| SET PROBLEM |
Retype only what runs from the first line of the listing to the line holding "PX_PER_UNIT = 8.55", both included. Do not retype the pictures.

╭──

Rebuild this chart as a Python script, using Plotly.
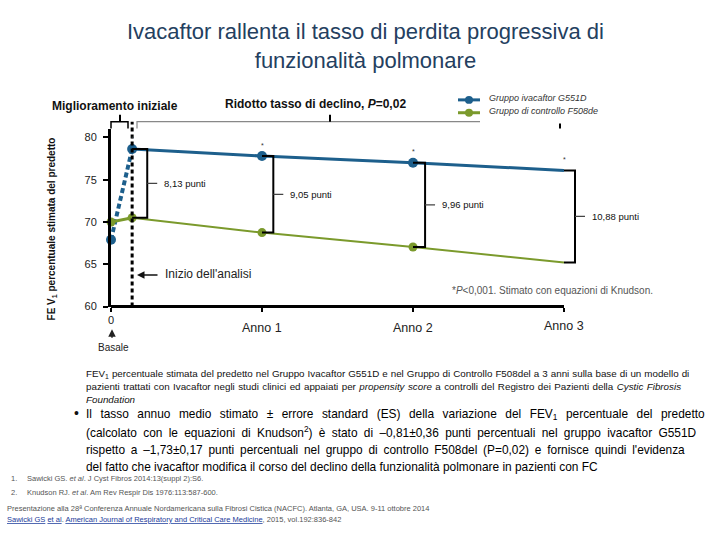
import plotly.graph_objects as go

# ---------------- data ----------------
time_points = [0, 0.14, 1, 2, 3]
ivacaftor = [67.9, 78.63, 77.8, 77.0, 76.1]
controllo = [70.0, 70.5, 68.75, 67.04, 65.22]
diff_labels = ["8,13 punti", "9,05 punti", "9,96 punti", "10,88 punti"]
x_tick_vals = [0, 1, 2, 3]
x_tick_text = ["0", "Anno 1", "Anno 2", "Anno 3"]
y_tick_vals = [60, 65, 70, 75, 80]
series_names = ["Gruppo ivacaftor G551D", "Gruppo di controllo F508de"]

BLUE = "#1d5f8c"
GREEN = "#7b9a2c"
TITLE_C = "#24405f"
W, H = 720, 540
FONT = "Liberation Sans, Arial, sans-serif"


def PX(x):
    return x / W


def PY(y):
    return 1 - y / H


X0_PX, YEAR_PX = 111, 151
X_MAX = 3.6
Y_BOT_PX, Y_TOP_PX = 310, 130
PX_PER_UNIT = 8.55

fig = go.Figure()
# initial improvement segment
fig.add_trace(go.Scatter(x=time_points[:2], y=ivacaftor[:2], mode="lines",
                         line=dict(color=BLUE, width=4, dash="5px,3px"),
                         cliponaxis=False, showlegend=False, hoverinfo="skip"))
fig.add_trace(go.Scatter(x=time_points[:2], y=controllo[:2], mode="lines",
                         line=dict(color=GREEN, width=3),
                         cliponaxis=False, showlegend=False, hoverinfo="skip"))
# decline segments
fig.add_trace(go.Scatter(x=time_points[1:], y=ivacaftor[1:], mode="lines",
                         line=dict(color=BLUE, width=3),
                         cliponaxis=False, showlegend=False))
fig.add_trace(go.Scatter(x=time_points[1:], y=controllo[1:], mode="lines",
                         line=dict(color=GREEN, width=2),
                         cliponaxis=False, showlegend=False))
# markers
fig.add_trace(go.Scatter(x=time_points[:4], y=controllo[:4], mode="markers",
                         marker=dict(color=GREEN, size=9),
                         cliponaxis=False, showlegend=False))
fig.add_trace(go.Scatter(x=time_points[:4], y=ivacaftor[:4], mode="markers",
                         marker=dict(color=BLUE, size=10),
                         cliponaxis=False, showlegend=False))

shapes = []
annotations = []

# x axis line
shapes.append(dict(type="line", xref="x", yref="paper", x0=0, x1=3,
                   y0=PY(Y_BOT_PX), y1=PY(Y_BOT_PX), line=dict(color="black", width=3)))
# dotted vertical line at start of analysis
shapes.append(dict(type="line", xref="x", yref="paper", x0=time_points[1], x1=time_points[1],
                   y0=PY(Y_BOT_PX), y1=PY(123), line=dict(color="black", width=3, dash="4px,3px")))

# brackets between the groups
offsets = [0.1, 0.075, 0.08, 0.073]
for i, idx in enumerate([1, 2, 3, 4]):
    t = time_points[idx]
    tb = t + offsets[i]
    top, bot = ivacaftor[idx], controllo[idx]
    mid = (top + bot) / 2
    shapes.append(dict(type="path", xref="x", yref="y",
                       path=f"M {t},{top} L {tb},{top} L {tb},{bot} L {t},{bot}",
                       line=dict(color="black", width=2)))
    shapes.append(dict(type="line", xref="x", yref="y", x0=tb, x1=tb + 0.066, y0=mid, y1=mid,
                       line=dict(color="#444", width=1.2)))
    annotations.append(dict(x=tb, y=mid, xref="x", yref="y", text=diff_labels[i],
                            showarrow=False, xanchor="left", yanchor="middle", xshift=15,
                            font=dict(family=FONT, size=9.5, color="#111")))
    annotations.append(dict(x=t, y=top, xref="x", yref="y", text="*", showarrow=False,
                            yshift=11, font=dict(family=FONT, size=7, color="#333")))

# top brackets
shapes += [
    dict(type="path", xref="paper", yref="paper",
         path=f"M {PX(111)},{PY(130)} L {PX(111)},{PY(123)} L {PX(128)},{PY(123)} L {PX(128)},{PY(130)}",
         line=dict(color="black", width=1.5)),
    dict(type="line", xref="paper", yref="paper", x0=PX(120), x1=PX(120), y0=PY(123), y1=PY(116),
         line=dict(color="black", width=2)),
    dict(type="path", xref="paper", yref="paper",
         path=f"M {PX(137)},{PY(130)} L {PX(137)},{PY(123)} L {PX(480)},{PY(123)}",
         line=dict(color="#888", width=1.2)),
    dict(type="line", xref="paper", yref="paper", x0=PX(330), x1=PX(330), y0=PY(123), y1=PY(116),
         line=dict(color="black", width=2)),
    dict(type="line", xref="paper", yref="paper", x0=PX(560), x1=PX(560), y0=PY(125), y1=PY(130),
         line=dict(color="black", width=2)),
]

# legend (manual)
for i, (col, yy) in enumerate([(BLUE, 101), (GREEN, 114)]):
    shapes.append(dict(type="line", xref="paper", yref="paper", x0=PX(458), x1=PX(480),
                       y0=PY(yy), y1=PY(yy), line=dict(color=col, width=3)))
    shapes.append(dict(type="circle", xref="paper", yref="paper", x0=PX(465), x1=PX(473),
                       y0=PY(yy + 4), y1=PY(yy - 4), fillcolor=col, line=dict(color=col, width=0)))
    annotations.append(dict(x=PX(487), y=PY(yy - 2), xref="paper", yref="paper",
                            text=f"<i>{series_names[i]}</i>", showarrow=False,
                            xanchor="left", yanchor="middle",
                            font=dict(family=FONT, size=9, color="#333")))

# x tick labels
label_y = {0: 324, 1: 332, 2: 332, 3: 329.5}
for v, txt in zip(x_tick_vals, x_tick_text):
    annotations.append(dict(x=v, y=PY(label_y[v]), xref="x", yref="paper",
                            text=txt, showarrow=False, xanchor="center", yanchor="middle",
                            font=dict(family=FONT, size=11 if v == 0 else 12.5, color="#222")))

# basale arrow + label
annotations.append(dict(x=PX(112), y=PY(333), xref="paper", yref="paper", ax=0, ay=10, text="",
                        showarrow=True, arrowhead=2, arrowsize=1, arrowwidth=1.5, arrowcolor="#222"))
annotations.append(dict(x=PX(113), y=PY(351), xref="paper", yref="paper", text="Basale",
                        showarrow=False, xanchor="center", yanchor="middle",
                        font=dict(family=FONT, size=10, color="#222")))

# inizio dell'analisi
annotations.append(dict(x=PX(137), y=PY(278), xref="paper", yref="paper", ax=22, ay=0, text="",
                        showarrow=True, arrowhead=2, arrowsize=1, arrowwidth=1.5, arrowcolor="#111"))
annotations.append(dict(x=PX(163), y=PY(277), xref="paper", yref="paper", text="Inizio dell'analisi",
                        showarrow=False, xanchor="left", yanchor="middle",
                        font=dict(family=FONT, size=12, color="#222")))

# footnote
annotations.append(dict(x=PX(450), y=PY(294), xref="paper", yref="paper",
                        text="*<i>P</i>&lt;0,001. Stimato con equazioni di Knudson.",
                        showarrow=False, xanchor="left", yanchor="middle",
                        font=dict(family=FONT, size=10, color="#555")))

# headers
annotations.append(dict(x=PX(115), y=PY(107), xref="paper", yref="paper", text="<b>Miglioramento iniziale</b>",
                        showarrow=False, xanchor="center", yanchor="middle",
                        font=dict(family=FONT, size=12, color="#111")))
annotations.append(dict(x=PX(223), y=PY(105), xref="paper", yref="paper",
                        text="<b>Ridotto tasso di declino, <i>P</i>=0,02</b>",
                        showarrow=False, xanchor="left", yanchor="middle",
                        font=dict(family=FONT, size=12, color="#111")))

# y-axis title
annotations.append(dict(x=PX(52), y=PY(231), xref="paper", yref="paper",
                        text="<b>FE V<sub>1</sub> percentuale stimata del predetto</b>",
                        textangle=-90, showarrow=False, xanchor="center", yanchor="middle",
                        font=dict(family=FONT, size=10, color="#111")))

# title
annotations.append(dict(x=PX(365), y=PY(47), xref="paper", yref="paper",
                        text="Ivacaftor rallenta il tasso di perdita progressiva di<br>funzionalità polmonare",
                        showarrow=False, xanchor="center", yanchor="middle",
                        font=dict(family=FONT, size=22, color=TITLE_C)))

# caption
caption = [
    ("FEV<sub>1</sub> percentuale stimata del predetto nel Gruppo Ivacaftor G551D e nel Gruppo di Controllo F508del a 3 anni sulla base di un modello di", 0.3),
    ("pazienti trattati con Ivacaftor negli studi clinici ed appaiati per <i>propensity score</i> a controlli del Registro dei Pazienti della <i>Cystic Fibrosis</i>", 0.7),
    ("<i>Foundation</i>", 0),
]
for i, (line, ws) in enumerate(caption):
    annotations.append(dict(x=PX(84), y=PY(378 + 13 * i), xref="paper", yref="paper",
                            text=f'<span style="word-spacing:{ws}px">{line}</span>',
                            showarrow=False, xanchor="left", yanchor="middle",
                            font=dict(family=FONT, size=9.8, color="#111")))

bullet = [
    ("Il tasso annuo medio stimato ± errore standard (ES) della variazione del FEV<sub>1</sub> percentuale del predetto", 5.2),
    ("(calcolato con le equazioni di Knudson<sup>2</sup>) è stato di –0,81±0,36 punti percentuali nel gruppo ivacaftor G551D", 3.0),
    ("rispetto a –1,73±0,17 punti percentuali nel gruppo di controllo F508del (P=0,02) e fornisce quindi l'evidenza", 2.5),
    ("del fatto che ivacaftor modifica il corso del declino della funzionalità polmonare in pazienti con FC", 0),
]
ys = [419, 437, 455, 472]
for (line, ws), yy in zip(bullet, ys):
    annotations.append(dict(x=PX(84), y=PY(yy), xref="paper", yref="paper",
                            text=f'<span style="word-spacing:{ws}px">{line}</span>',
                            showarrow=False, xanchor="left", yanchor="middle",
                            font=dict(family=FONT, size=11.9, color="#000")))
annotations.append(dict(x=PX(72), y=PY(418), xref="paper", yref="paper", text="•",
                        showarrow=False, xanchor="left", yanchor="middle",
                        font=dict(family=FONT, size=14, color="#111")))

# references
refs = [
    ("1.", "Sawicki GS. <i>et al</i>. J Cyst Fibros 2014:13(suppl 2):S6.", 484),
    ("2.", "Knudson RJ. <i>et al</i>. Am Rev Respir Dis 1976:113:587-600.", 498),
]
for num, txt, yy in refs:
    annotations.append(dict(x=PX(9), y=PY(yy), xref="paper", yref="paper", text=num,
                            showarrow=False, xanchor="left", yanchor="middle",
                            font=dict(family=FONT, size=7.5, color="#555")))
    annotations.append(dict(x=PX(25), y=PY(yy), xref="paper", yref="paper", text=txt,
                            showarrow=False, xanchor="left", yanchor="middle",
                            font=dict(family=FONT, size=7.5, color="#555")))
annotations.append(dict(x=PX(5), y=PY(514), xref="paper", yref="paper",
                        text="Presentazione alla 28ª Conferenza Annuale Nordamericana sulla Fibrosi Cistica (NACFC). Atlanta, GA, USA. 9-11 ottobre 2014",
                        showarrow=False, xanchor="left", yanchor="middle",
                        font=dict(family=FONT, size=7.5, color="#555")))
U = '<span style="text-decoration:underline;color:#1a3a9a">'
annotations.append(dict(x=PX(5), y=PY(525), xref="paper", yref="paper",
                        text=f"{U}Sawicki GS</span> {U}et al</span>. {U}American Journal of Respiratory and Critical Care Medicine</span>, 2015, vol.192:836-842",
                        showarrow=False, xanchor="left", yanchor="middle",
                        font=dict(family=FONT, size=7.5, color="#555")))

fig.update_layout(
    width=W, height=H,
    margin=dict(l=0, r=0, t=0, b=0),
    paper_bgcolor="white", plot_bgcolor="white",
    showlegend=False,
    xaxis=dict(domain=[PX(X0_PX), PX(X0_PX + X_MAX * YEAR_PX)], range=[0, X_MAX],
               showline=False, showgrid=False, zeroline=False,
               tickvals=x_tick_vals, showticklabels=False,
               ticks="outside", ticklen=4, tickwidth=2, tickcolor="black"),
    yaxis=dict(domain=[PY(Y_BOT_PX), PY(Y_TOP_PX)],
               range=[60, 60 + (Y_BOT_PX - Y_TOP_PX) / PX_PER_UNIT],
               showline=True, linecolor="black", linewidth=3, showgrid=False, zeroline=False,
               tickvals=y_tick_vals, ticks="outside", ticklen=5, tickwidth=2, tickcolor="black",
               ticklabelstandoff=4,
               tickfont=dict(family=FONT, size=11, color="#222")),
    shapes=shapes,
    annotations=annotations,
)

fig.write_html("out.html", config={"displayModeBar": False},
               post_script="document.body.style.margin='0';")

╰──

| EXERCISE ANSWER |
Rebuild this chart as a Python script, using Plotly.
import plotly.graph_objects as go

# ---------------- data ----------------
time_points = [0, 0.14, 1, 2, 3]
ivacaftor = [67.9, 78.63, 77.8, 77.0, 76.1]
controllo = [70.0, 70.5, 68.75, 67.04, 65.22]
diff_labels = ["8,13 punti", "9,05 punti", "9,96 punti", "10,88 punti"]
x_tick_vals = [0, 1, 2, 3]
x_tick_text = ["0", "Anno 1", "Anno 2", "Anno 3"]
y_tick_vals = [60, 65, 70, 75, 80]
series_names = ["Gruppo ivacaftor G551D", "Gruppo di controllo F508de"]

BLUE = "#1d5f8c"
GREEN = "#7b9a2c"
TITLE_C = "#24405f"
W, H = 720, 540
FONT = "Liberation Sans, Arial, sans-serif"


def PX(x):
    return x / W


def PY(y):
    return 1 - y / H


X0_PX, YEAR_PX = 111, 151
X_MAX = 3.6
Y_BOT_PX, Y_TOP_PX = 310, 130
PX_PER_UNIT = 8.55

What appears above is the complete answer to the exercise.